Ce sont des cartels mexicains comme Jalisco Nueva Generación et Sinaloa qui sont à la tête du trafic. Washington considère ces derniers comme les principaux responsables du trafic de fentanyl vers son territoire et les a déclarés en février « organisations terroristes étrangères ».
Le Pacifique, pas les Caraïbes
La Colombie bat chaque année son propre record de production de cocaïne.
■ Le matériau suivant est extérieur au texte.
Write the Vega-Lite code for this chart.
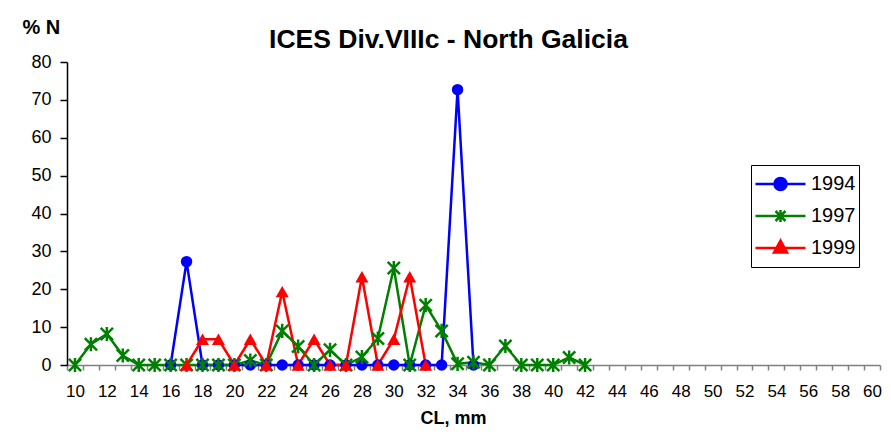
{
  "$schema": "https://vega.github.io/schema/vega-lite/v6.json",
  "autosize": "none",
  "width": 813,
  "height": 303,
  "padding": {"left": 67, "top": 62, "right": 11, "bottom": 71},
  "background": "white",
  "config": {
    "view": {"stroke": null},
    "font": "Liberation Sans",
    "axis": {"grid": false, "labelFont": "Liberation Sans", "titleFont": "Liberation Sans", "labelColor": "black", "titleColor": "black"}
  },
  "title": {
    "text": "ICES Div.VIIIc - North Galicia",
    "font": "Liberation Sans",
    "fontSize": 26.5,
    "fontWeight": "bold",
    "color": "black",
    "anchor": "middle",
    "dx": -25,
    "dy": 50,
    "offset": 14
  },
  "data": {
    "values": [
      {"cl": 16, "year": "1994", "pct": 0},
      {"cl": 17, "year": "1994", "pct": 27.3},
      {"cl": 18, "year": "1994", "pct": 0},
      {"cl": 19, "year": "1994", "pct": 0},
      {"cl": 20, "year": "1994", "pct": 0},
      {"cl": 21, "year": "1994", "pct": 0},
      {"cl": 22, "year": "1994", "pct": 0},
      {"cl": 23, "year": "1994", "pct": 0},
      {"cl": 24, "year": "1994", "pct": 0},
      {"cl": 25, "year": "1994", "pct": 0},
      {"cl": 26, "year": "1994", "pct": 0},
      {"cl": 27, "year": "1994", "pct": 0},
      {"cl": 28, "year": "1994", "pct": 0},
      {"cl": 29, "year": "1994", "pct": 0},
      {"cl": 30, "year": "1994", "pct": 0},
      {"cl": 31, "year": "1994", "pct": 0},
      {"cl": 32, "year": "1994", "pct": 0},
      {"cl": 33, "year": "1994", "pct": 0},
      {"cl": 34, "year": "1994", "pct": 72.7},
      {"cl": 35, "year": "1994", "pct": 0},
      {"cl": 10, "year": "1997", "pct": 0},
      {"cl": 11, "year": "1997", "pct": 5.5},
      {"cl": 12, "year": "1997", "pct": 8.2},
      {"cl": 13, "year": "1997", "pct": 2.5},
      {"cl": 14, "year": "1997", "pct": 0},
      {"cl": 15, "year": "1997", "pct": 0},
      {"cl": 16, "year": "1997", "pct": 0},
      {"cl": 17, "year": "1997", "pct": 0},
      {"cl": 18, "year": "1997", "pct": 0},
      {"cl": 19, "year": "1997", "pct": 0},
      {"cl": 20, "year": "1997", "pct": 0},
      {"cl": 21, "year": "1997", "pct": 1.2},
      {"cl": 22, "year": "1997", "pct": 0},
      {"cl": 23, "year": "1997", "pct": 9},
      {"cl": 24, "year": "1997", "pct": 4.9},
      {"cl": 25, "year": "1997", "pct": 0},
      {"cl": 26, "year": "1997", "pct": 4},
      {"cl": 27, "year": "1997", "pct": 0},
      {"cl": 28, "year": "1997", "pct": 2.1},
      {"cl": 29, "year": "1997", "pct": 7},
      {"cl": 30, "year": "1997", "pct": 25.6},
      {"cl": 31, "year": "1997", "pct": 0},
      {"cl": 32, "year": "1997", "pct": 15.8},
      {"cl": 33, "year": "1997", "pct": 9},
      {"cl": 34, "year": "1997", "pct": 0.3},
      {"cl": 35, "year": "1997", "pct": 0.7},
      {"cl": 36, "year": "1997", "pct": 0},
      {"cl": 37, "year": "1997", "pct": 5},
      {"cl": 38, "year": "1997", "pct": 0},
      {"cl": 39, "year": "1997", "pct": 0},
      {"cl": 40, "year": "1997", "pct": 0},
      {"cl": 41, "year": "1997", "pct": 2},
      {"cl": 42, "year": "1997", "pct": 0},
      {"cl": 17, "year": "1999", "pct": 0},
      {"cl": 18, "year": "1999", "pct": 6.8},
      {"cl": 19, "year": "1999", "pct": 6.8},
      {"cl": 20, "year": "1999", "pct": 0},
      {"cl": 21, "year": "1999", "pct": 6.8},
      {"cl": 22, "year": "1999", "pct": 0},
      {"cl": 23, "year": "1999", "pct": 19.4},
      {"cl": 24, "year": "1999", "pct": 0},
      {"cl": 25, "year": "1999", "pct": 6.8},
      {"cl": 26, "year": "1999", "pct": 0},
      {"cl": 27, "year": "1999", "pct": 0},
      {"cl": 28, "year": "1999", "pct": 23.3},
      {"cl": 29, "year": "1999", "pct": 0},
      {"cl": 30, "year": "1999", "pct": 6.8},
      {"cl": 31, "year": "1999", "pct": 23.3},
      {"cl": 32, "year": "1999", "pct": 0}
    ]
  },
  "encoding": {
    "x": {
      "field": "cl",
      "type": "ordinal",
      "scale": {"type": "band", "paddingInner": 0, "paddingOuter": 0, "domain": [10,11,12,13,14,15,16,17,18,19,20,21,22,23,24,25,26,27,28,29,30,31,32,33,34,35,36,37,38,39,40,41,42,43,44,45,46,47,48,49,50,51,52,53,54,55,56,57,58,59,60]},
      "axis": {
        "title": "CL, mm",
        "titleFontSize": 18,
        "titleFontWeight": "bold",
        "titleX": 386,
        "titleY": 58,
        "titleAlign": "center",
        "titleBaseline": "alphabetic",
        "labelAngle": 0,
        "labelFontSize": 17,
        "labelPadding": 13,
        "labelOverlap": false,
        "labelExpr": "datum.value % 2 == 0 ? datum.label : ''",
        "tickBand": "extent",
        "tickSize": 5,
        "tickColor": "#808080",
        "domainColor": "#808080",
        "domainWidth": 1.5,
        "tickWidth": 1.5
      }
    },
    "y": {
      "field": "pct",
      "type": "quantitative",
      "scale": {"domain": [0, 80], "nice": false},
      "axis": {
        "values": [0,10,20,30,40,50,60,70,80],
        "title": "% N",
        "titleAngle": 0,
        "titleFontSize": 20,
        "titleFontWeight": "bold",
        "titleX": -45,
        "titleY": -29,
        "titleAlign": "left",
        "titleBaseline": "alphabetic",
        "labelFontSize": 18,
        "labelPadding": 9,
        "tickSize": 7,
        "tickColor": "black",
        "domainColor": "black",
        "domainWidth": 1.5,
        "tickWidth": 1.5
      }
    }
  },
  "layer": [
    {
      "transform": [{"filter": "datum.year == '1994'"}],
      "mark": {"type": "line", "strokeWidth": 2.5, "color": "#0000FF"}
    },
    {
      "transform": [{"filter": "datum.year == '1997'"}],
      "mark": {"type": "line", "strokeWidth": 2.5, "color": "#008000"}
    },
    {
      "transform": [{"filter": "datum.year == '1999'"}],
      "mark": {"type": "line", "strokeWidth": 2.5, "color": "#FF0000"}
    },
    {
      "transform": [{"filter": "datum.year == '1994'"}],
      "mark": {"type": "point", "shape": "circle", "filled": true, "size": 130, "color": "#0000FF", "opacity": 1}
    },
    {
      "transform": [{"filter": "datum.year == '1997'"}],
      "mark": {"type": "point", "shape": "M-1,-1L1,1M-1,1L1,-1M0,-1.15L0,1.15", "filled": false, "size": 150, "strokeWidth": 2.5, "color": "#008000", "opacity": 1}
    },
    {
      "transform": [{"filter": "datum.year == '1999'"}],
      "mark": {"type": "point", "shape": "triangle-up", "filled": true, "size": 170, "color": "#FF0000", "opacity": 1}
    },
    {
      "transform": [{"filter": "datum.pct < 0"}],
      "mark": {"type": "point", "filled": true, "strokeWidth": 2.5, "opacity": 1},
      "encoding": {
        "color": {
          "field": "year",
          "type": "nominal",
          "scale": {"domain": ["1994", "1997", "1999"], "range": ["#0000FF", "#008000", "#FF0000"]},
          "legend": {
            "orient": "none",
            "legendX": 684,
            "legendY": 103,
            "title": null,
            "fillColor": "white",
            "strokeColor": "black",
            "padding": 3,
            "labelFontSize": 20,
            "labelFont": "Liberation Sans",
            "labelColor": "black",
            "labelOffset": 4,
            "labelExpr": "datum.label + '  '",
            "symbolSize": 2500,
            "symbolStrokeWidth": 2.5,
            "clipHeight": 32,
            "rowPadding": 0
          }
        },
        "stroke": {
          "field": "year",
          "type": "nominal",
          "scale": {"domain": ["1994", "1997", "1999"], "range": ["#0000FF", "#008000", "#FF0000"]}
        },
        "shape": {
          "field": "year",
          "type": "nominal",
          "scale": {"domain": ["1994", "1997", "1999"], "range": [
            "M-1,0L1,0M-0.24,0A0.24,0.24 0 1,0 0.24,0A0.24,0.24 0 1,0 -0.24,0Z",
            "M-1,0L1,0M-0.2,-0.2L0.2,0.2M-0.2,0.2L0.2,-0.2M0,-0.24L0,0.24",
            "M-1,0L1,0M0,-0.3L0.26,0.18L-0.26,0.18Z"
          ]}
        }
      }
    }
  ]
}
La production de chlorhydrate de cocaïne y a atteint 2,664 tonnes en 2023 selon l’ONU. Mais les Caraïbes ne sont plus la voie privilégiée des grands barons de la drogue.
L’ère des barons de la cocaïne, comme Pablo Escobar, est même révolue et a laissé la place à des trafiquants discrets et difficiles à repérer.
Dans ce nouveau paysage, l’Équateur et le Pérou, avec leur accès au Pacifique, sont les nouveaux pôles logistiques.
Selon le gouvernement équatorien de Daniel Noboa, 70 % de la cocaïne mondiale part des ports de son pays.
Les États-Unis ont frappé un deuxième bateau dans le Pacifique mercredi, faisant cinq morts au total.
Les experts s’accordent à dire que les attaques américaines dans les Caraïbes auraient d’autres objectifs, comme tenter de renverser le président vénézuélien Nicolás Maduro.
Caracas a accusé Washington de prendre prétexte de la lutte contre le trafic de drogue pour tenter de renverser son président.
Les intentions réelles de Trump
Juana Cabezas, de l’ONG pour la paix en Colombie Indepaz, estime que Donald Trump tente d’organiser « une prise de pouvoir » en Amérique du Sud et d’« influencer » l’élection présidentielle de 2026 en Colombie pour affaiblir la gauche dans la région.
Donald Trump a qualifié M. Petro de « baron de la drogue » et de « pire président que la Colombie ait jamais eu ». L’élu de gauche a répondu en annonçant porter plainte pour diffamation devant la justice américaine.
Selon le sénateur républicain Bernie Moreno, Donald Trump envisage d’imposer des sanctions financières à Gustavo Petro, notamment son inscription sur la liste noire de l’OFAC, le Bureau de contrôle des avoirs étrangers sous juridiction américain, un organisme du Trésor américain.
L’administration Trump a révoqué les visas du président colombien et de plusieurs de ses conseillers. Elle a retiré à la Colombie son statut de pays allié dans la lutte contre la drogue, annoncé la fin de son aide de plusieurs millions de dollars et envisagé d’imposer des droits de douane.